= Gerry Thomas =

Canadian businessman and inventor

Gerry Thomas (February 17, 1922 - July 18, 2005) was a Canadian who moved to the US to become a salesman. He is sometimes credited with inventing prepackaged meals in 1952. Thomas, who worked for the Swanson food company in America in the 1950s and went public with his account decades later, said he designed the company's famous three-compartment aluminum tray after seeing a similar tray used by Pan Am Airways. He also said he coined the name "TV Dinner" for such meals, brainstormed the idea of having the packaging resemble a TV set, and contributed the recipe for the cornbread stuffing. Thomas later said he was uncomfortable with being called the "father" of the TV dinner, because he felt he just built upon existing ideas.

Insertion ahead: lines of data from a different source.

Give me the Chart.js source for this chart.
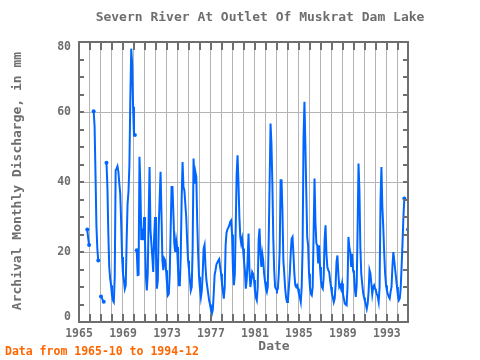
<!DOCTYPE html>
<html>
<head>
<meta charset="utf-8">
<script src="https://cdn.jsdelivr.net/npm/chart.js@4"></script>
<style>
  html, body { margin: 0; padding: 0; background: #fff; }
  canvas { display: block; }
</style>
</head>
<body>
<canvas id="chart" width="480" height="360"></canvas>
<script>
const title = "Severn River At Outlet Of Muskrat Dam Lake";
const yTitle = "Archival Monthly Discharge, in mm";
const xTitle = "Date";
const note = "Data from 1965-10 to 1994-12";

const firstYear = 1965;
const firstMonth = 10;
// monthly discharge in mm, one row per year, null = missing month
const discharge = [
  26.4, 24, 22,
  null, null, null, null, 60.2, 56, 42.4, 27.6, 21, 17.6, null, null,
  7.3, 6.9, 6.2, 5.8, null, null, 45.5, 38.6, 25.3, 15.7, 12.4, 10.5,
  7.6, 6.2, 5.7, 12.9, 43.4, 43.8, 44.5, 42.9, 39.5, 36.7, 28.6, 18.6,
  13.8, 11.9, 9.5, 10.5, 23.4, 33.8, 37.2, 44.8, 63.8, 78.1, 73.8, 61.5,
  53.4, 53.4, null, 20.5, 13.4, 13.5, 47.2, 38.6, 23.4, 26.7, 23.4, 30,
  23.4, 12.9, 9, 13.8, 30, 44.3, 26.2, 22.4, 18.6, 14.3, 24.3, 30,
  19.5, 9.5, 11.9, 27.2, 35, 42.9, 31, 17.6, 14.8, 18.1, 17.6, 14.8,
  11, 7.6, 8, 13.8, 26.2, 38.6, 38.6, 31, 22.4, 20, 23.4, 21.4,
  15.7, 10.5, 10.5, 18.6, 35, 45.7, 38.6, 37.6, 33.8, 30, 23.4, 17.6,
  15, 12, 9, 10, 21, 46.7, 39.5, 42.9, 41.5, 28.6, 19.5, 12.9,
  9.5, 7, 9, 14, 21, 22, 16, 12, 10, 8.1, 6.2, 5,
  3.5, 2.4, 3.5, 8, 13.5, 14.8, 16.5, 17, 17.6, 18, 15.7, 13.8,
  11, 9, 6.7, 10, 22, 25.5, 26.5, 27, 27.6, 28.6, 29, 25,
  15, 10.5, 13.5, 27, 42, 47.6, 40, 30, 24.3, 22.4, 23.8, 21,
  17.6, 14.8, 9.5, 12, 17.6, 25.3, 14.8, 10, 12, 14.3, 13.8, 12,
  9, 7, 6.2, 10, 23.4, 26.7, 19.5, 15.7, 19.5, 17.6, 13.8, 11.5,
  9.5, 8.6, 10, 23.4, 39.5, 56.7, 51, 39.5, 23.8, 14.8, 10, 9.5,
  9, 9.5, 13.8, 20.5, 40.5, 40.5, 31.5, 17.6, 13.8, 9.5, 7, 5.7,
  6.2, 10, 13.8, 19.5, 23.8, 24.3, 19.5, 13.8, 10.5, 10, 10.5, 9.5,
  8, 7, 5.7, 10, 21.4, 52.4, 62.9, 51, 37.2, 24.3, 21.9, 13.8,
  10, 8, 7.6, 10, 25.3, 41, 28.6, 22.4, 21.9, 16.7, 21.9, 15.7,
  11.9, 10, 9.5, 12.9, 23.4, 27.6, 19.5, 15.7, 14.8, 14.3, 11.9, 10,
  8.1, 7, 5.7, 6.7, 10.5, 17.2, 19, 13.8, 10, 10.5, 9.5, 11,
  8.1, 6.7, 5.3, 5, 4.8, 10, 24.3, 21.4, 20, 15.7, 19.5, 14.8,
  13.8, 9.5, 7.2, 10.5, 26.2, 45.3, 37.6, 21.4, 13.8, 11, 8.5, 7,
  6, 5, 3.8, 5.3, 8.6, 14.8, 13.8, 11, 8, 10, 10.5, 9.5,
  9, 8, 7.2, 5.7, 10, 34.8, 44.3, 32.9, 27.2, 20, 14, 10.5,
  9, 8, 7.2, 6.7, 8.6, 10, 15.7, 20, 17.6, 15, 12.5, 10,
  7.5, 6.2, 6.7, 9.5, 15.7, 22.4, 30, 35.3, null, null, null, 26.4
];
const labelYears = [1965, 1969, 1973, 1977, 1981, 1985, 1989, 1993];
const yTicks = [0, 20, 40, 60, 80];

const mono = "'DejaVu Sans Mono', monospace";
const gray = "#6e6e6e";

const points = discharge.map((v, i) => ({
  x: firstYear + (firstMonth - 1 + i) / 12,
  y: v
}));

// small dot where a run of data starts or stops
function endDot(c) {
  const i = c.dataIndex;
  if (discharge[i] == null) return 0;
  return (discharge[i - 1] == null || discharge[i + 1] == null) ? 2 : 0;
}

const frame = {
  id: "frame",
  afterDraw(chart) {
    const { ctx, chartArea: a, scales: { x, y } } = chart;
    ctx.save();
    ctx.strokeStyle = gray;
    ctx.lineWidth = 2;
    ctx.beginPath();
    for (let yr = firstYear; yr <= x.max; yr++) {
      const px = Math.round(x.getPixelForValue(yr));
      ctx.moveTo(px, a.top); ctx.lineTo(px, a.top + 8);
      ctx.moveTo(px, a.bottom); ctx.lineTo(px, a.bottom - 8);
    }
    for (let v = 5; v < y.max; v += 5) {
      const py = Math.round(y.getPixelForValue(v));
      ctx.moveTo(a.left, py); ctx.lineTo(a.left + 5, py);
      ctx.moveTo(a.right, py); ctx.lineTo(a.right - 5, py);
    }
    ctx.stroke();
    ctx.strokeRect(a.left, a.top, a.right - a.left, a.bottom - a.top);

    ctx.fillStyle = gray;
    ctx.textAlign = "center";
    ctx.textBaseline = "middle";
    ctx.font = "bold 13px " + mono;
    ctx.fillText(title, 260, 18);
    ctx.fillText(xTitle, 274, 347);
    ctx.save();
    ctx.translate(18, 181);
    ctx.rotate(-Math.PI / 2);
    ctx.fillText(yTitle, 0, 0);
    ctx.restore();

    ctx.fillStyle = "#ff6600";
    ctx.textAlign = "left";
    ctx.font = "bold 11.5px " + mono;
    ctx.fillText(note, 5, 352);
    ctx.restore();
  }
};

new Chart(document.getElementById("chart"), {
  type: "line",
  data: {
    datasets: [{
      data: points,
      borderColor: "#0066ff",
      backgroundColor: "#0066ff",
      borderWidth: 2,
      pointRadius: endDot,
      pointBorderWidth: 0,
      tension: 0,
      spanGaps: false
    }]
  },
  options: {
    responsive: false,
    animation: false,
    devicePixelRatio: 1,
    layout: { padding: { top: 42, right: 72, bottom: 0, left: 0 } },
    plugins: { legend: { display: false }, tooltip: { enabled: false }, title: { display: false } },
    scales: {
      x: {
        type: "linear",
        min: firstYear,
        max: 1994 + 11 / 12,
        afterFit: s => { s.height = 38; },
        grid: { color: "#b4b4b4", lineWidth: 1, drawTicks: false },
        border: { display: false },
        ticks: {
          stepSize: 1,
          autoSkip: false,
          maxRotation: 0,
          includeBounds: false,
          padding: 5,
          color: gray,
          font: { family: mono, size: 11.5, weight: "bold" },
          callback: v => labelYears.includes(v) ? String(v) : ""
        }
      },
      y: {
        min: yTicks[0],
        max: yTicks[yTicks.length - 1],
        afterFit: s => { s.width = 79; },
        grid: { color: "#b4b4b4", lineWidth: 1, drawTicks: false },
        border: { display: false },
        ticks: {
          stepSize: 20,
          padding: 8,
          color: gray,
          font: { family: mono, size: 11.5, weight: "bold", lineHeight: "10px" },
          // keep the end labels inside the frame
          callback: v => v === yTicks[0] ? [String(v), ""] :
                         v === yTicks[yTicks.length - 1] ? ["", String(v)] : String(v)
        }
      }
    }
  },
  plugins: [frame]
});
</script>
</body>
</html>
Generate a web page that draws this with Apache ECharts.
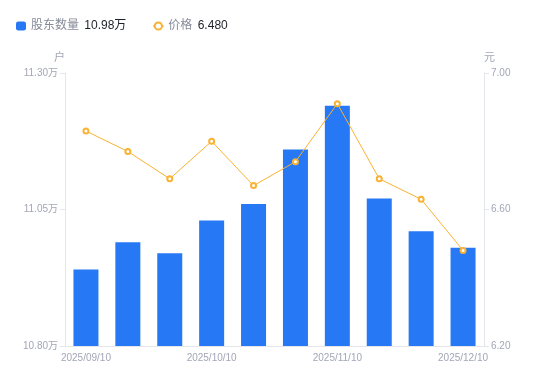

Thomas became a marketing and sales executive after Swanson was acquired by Campbell Soup in 1955. He retired in 1970 after suffering a heart attack, then did consultancy and briefly directed Grand Central Art Galleries in New York City. Thomas' wife described him as a gourmet cook who "never ate TV dinners".

In recent years, Thomas' TV Dinner role was disputed by former Swanson and Campbell employees, frozen food industry officials, and Swanson family heirs, who said the product was created by the Swanson brothers, Clarke and Gilbert. (M. Crawford Pollock, who was Swanson's in-house marketing chief at the time, was also said to have played a role.) After Thomas' death in 2005, a Los Angeles Times opinion article that labeled him a "charlatan" spurred other newspapers to reexamine the TV Dinner's origins. As a result, dozens of publications printed retractions on obituaries that had called Thomas the TV Dinner inventor. The New York Times said that although Thomas was "widely reported to have had the inspiration, there have been competing claims, including one from the Swanson family, that W. Clarke Swanson, an owner of the company in the 1950s, had the idea." However, Pinnacle Foods, which currently owns Swanson, still credits Thomas with proposing the TV Dinner concept. And an Arizona Republic editorial termed the debate over his TV Dinner involvement "surprisingly vindictive."

The Library of Congress says the history of the TV Dinner is murky, but notes that frozen dinners existed several years before Swanson made the idea famous.